Gaussian Mixture Model
EM algorithm
|
Introduction
The EM algorithm is short for Expectation-Maximization algorithm. It
is based on an iterative optimization of the centers and widths of the
kernels. The aim is to optimize the likelihood that the given data points
are generated by a mixture of Gaussians. The numbers next to the Gaussians
give the relative importance (amplitude) of each component.
Credits
This applet was developed by S. Akaho and adapted by Olivier Michel.
Instructions
- You can select the Gaussian Mixture fitting by choosing "GaussMix",
or Multiple Line fitting by choosing "LineMix".
- Click in the image plane to add sample points.
- You can add 10 uniformly distributed sample points by clicking on
"RandomPts".
- You can also add 100 uniformly distributed sample points lying on a ring by clicking on "RingPts".
- "ClearPts" allows to remove all sample points
- You can choose the number of kernels by selecting 1 to 5
with the second rightmost button.
- You can initialize the kernels by clicking on "InitKernels".
- You can start the EM algorithm by selecting "EM Run"
or "EM 1 Step" (one step)
- You can stop "EM Run" by selecting "EM Stop".
Applet
Questions
- Define about 30 data points located in 3 separate clusters. One of
the cluster may be a little bit larger than the others. Set the number
of kernels to 3. Switch the right-most button to 'EM 1 Step'. Click repeatedly
on this button and watch how the kernels converge to the clusters.
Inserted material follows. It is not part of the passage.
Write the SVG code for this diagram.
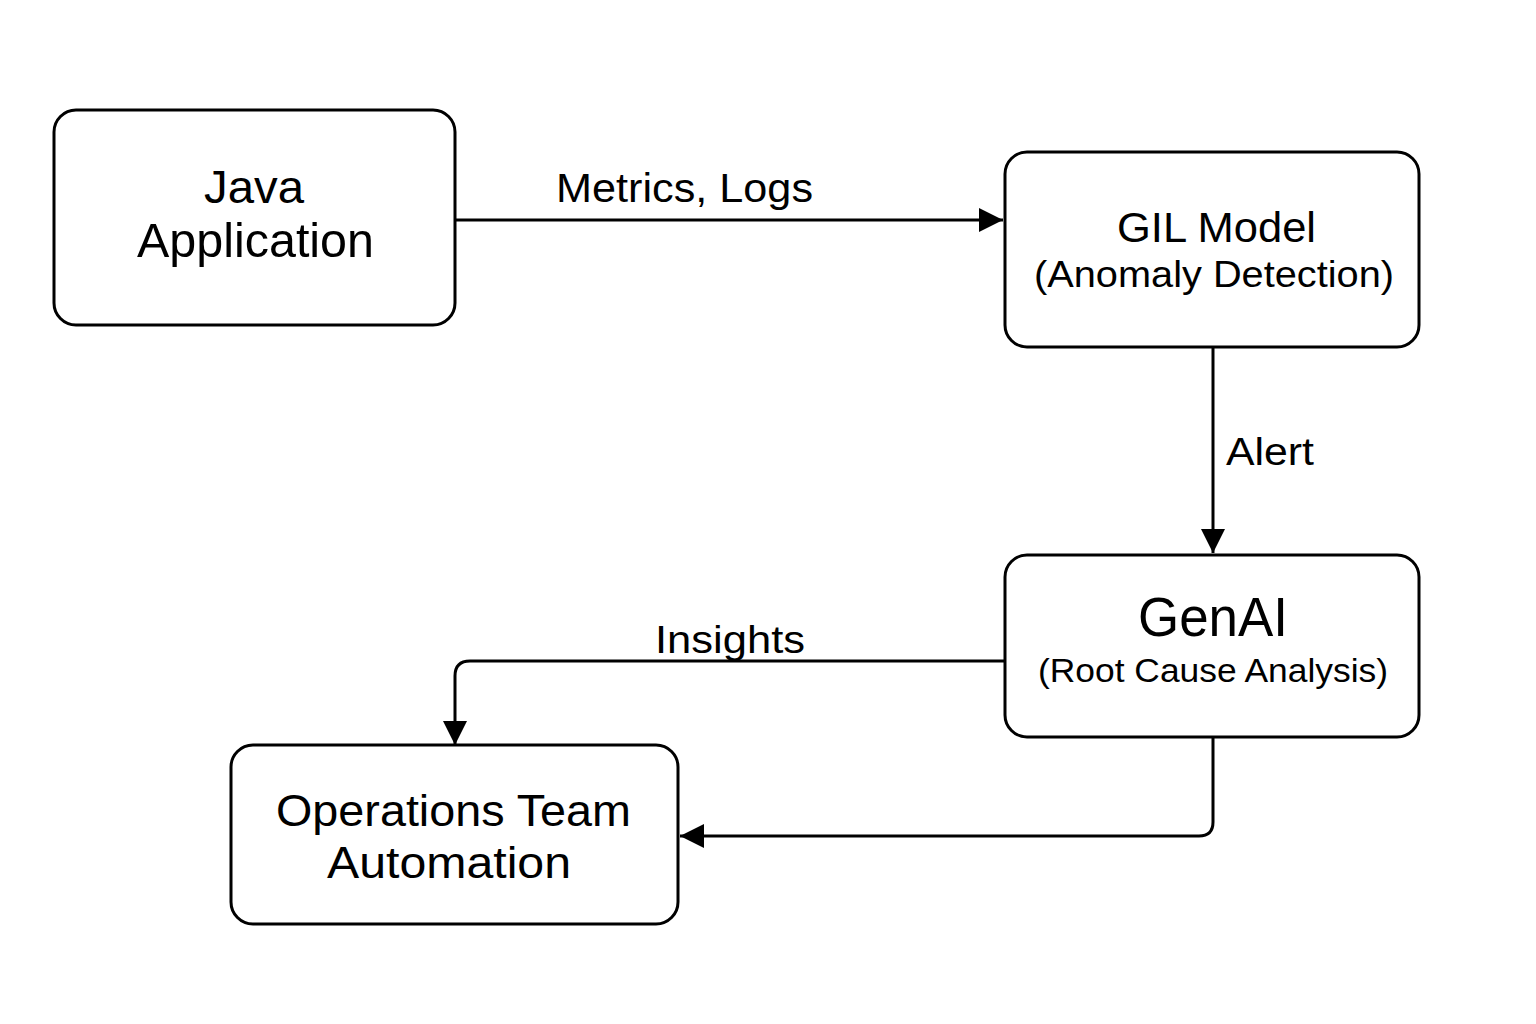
<svg xmlns="http://www.w3.org/2000/svg" width="1536" height="1024" viewBox="0 0 1536 1024">
<style>
.box{fill:#fff;stroke:#000;stroke-width:3}
.t{font-family:"Liberation Sans",Arial,sans-serif;fill:#000;text-anchor:middle}
.c{fill:none;stroke:#000;stroke-width:3}
</style>
<defs>
<marker id="a" viewBox="0 0 24 24" refX="24" refY="12" markerWidth="24" markerHeight="24" orient="auto" markerUnits="userSpaceOnUse">
<path d="M0,0 L24,12 L0,24 Z" fill="#000"/>
</marker>
</defs>
<rect width="1536" height="1024" fill="#fff"/>
<g id="connectors">
<path class="c" d="M455,220 H1003" marker-end="url(#a)"/>
<path class="c" d="M1213,347 V553" marker-end="url(#a)"/>
<path class="c" d="M1005,661 H470 Q455,661 455,676 V745" marker-end="url(#a)"/>
<path class="c" d="M1213,737 V822 Q1213,836 1199,836 H680" marker-end="url(#a)"/>
<text class="t" x="684.5" y="202" font-size="41" textLength="257" lengthAdjust="spacingAndGlyphs">Metrics, Logs</text>
<text class="t" x="1270" y="465" font-size="39" textLength="88" lengthAdjust="spacingAndGlyphs">Alert</text>
<text class="t" x="730" y="653" font-size="39" textLength="150" lengthAdjust="spacingAndGlyphs">Insights</text>
</g>
<g id="java">
<rect class="box" x="54" y="110" width="401" height="215" rx="22"/>
<text class="t" x="254" y="203" font-size="47" textLength="100" lengthAdjust="spacingAndGlyphs">Java</text>
<text class="t" x="255.5" y="257" font-size="48" textLength="237" lengthAdjust="spacingAndGlyphs">Application</text>
</g>
<g id="gil">
<rect class="box" x="1005" y="152" width="414" height="195" rx="22"/>
<text class="t" x="1216.5" y="242" font-size="42" textLength="199" lengthAdjust="spacingAndGlyphs">GIL Model</text>
<text class="t" x="1214" y="287" font-size="36" textLength="360" lengthAdjust="spacingAndGlyphs">(Anomaly Detection)</text>
</g>
<g id="genai">
<rect class="box" x="1005" y="555" width="414" height="182" rx="22"/>
<text class="t" x="1213" y="636" font-size="55" textLength="150" lengthAdjust="spacingAndGlyphs">GenAI</text>
<text class="t" x="1213" y="682" font-size="33" textLength="350" lengthAdjust="spacingAndGlyphs">(Root Cause Analysis)</text>
</g>
<g id="ops">
<rect class="box" x="231" y="745" width="447" height="179" rx="22"/>
<text class="t" x="453.5" y="826" font-size="45" textLength="355" lengthAdjust="spacingAndGlyphs">Operations Team</text>
<text class="t" x="449" y="878" font-size="45" textLength="244" lengthAdjust="spacingAndGlyphs">Automation</text>
</g>
</svg>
- Keep the same data points and reinitialize the system. You can switch
to 'EM Run', watch how it converges, and the reinitialize again. Repeat
this several times in order to find out how reliably the EM algorithm finds
the 3 clusters.
- Use the same data points, but allow for 5 kernels. Does it still converge
to a reasonable solution? Repeat the experiment several times.
- Add random data points by pressing the random points button once. Restart
the algorithm. Does it still find the original clusters? (Test it several
times). Add more random points by clicking again on the random points button
and repeat the experiment.
- Keep all data points and reduce the number of kernels back to 3. Does
the algorithm still find the clusters?
- Clear the data points and restart with two clusters (each 10 points)
and two kernels. Add more and more points to one of the clusters and watch
how the importance of the respective Gaussian component increases.
Bugs
If Gaussians or Lines disappear by EM, initialize kernels by click "InitKernels".
EM algorithm sometimes stops by Applet exception error in Netscape Navigator
for Windows95 and Solaris2.4 (netscape for SGI is rather stable).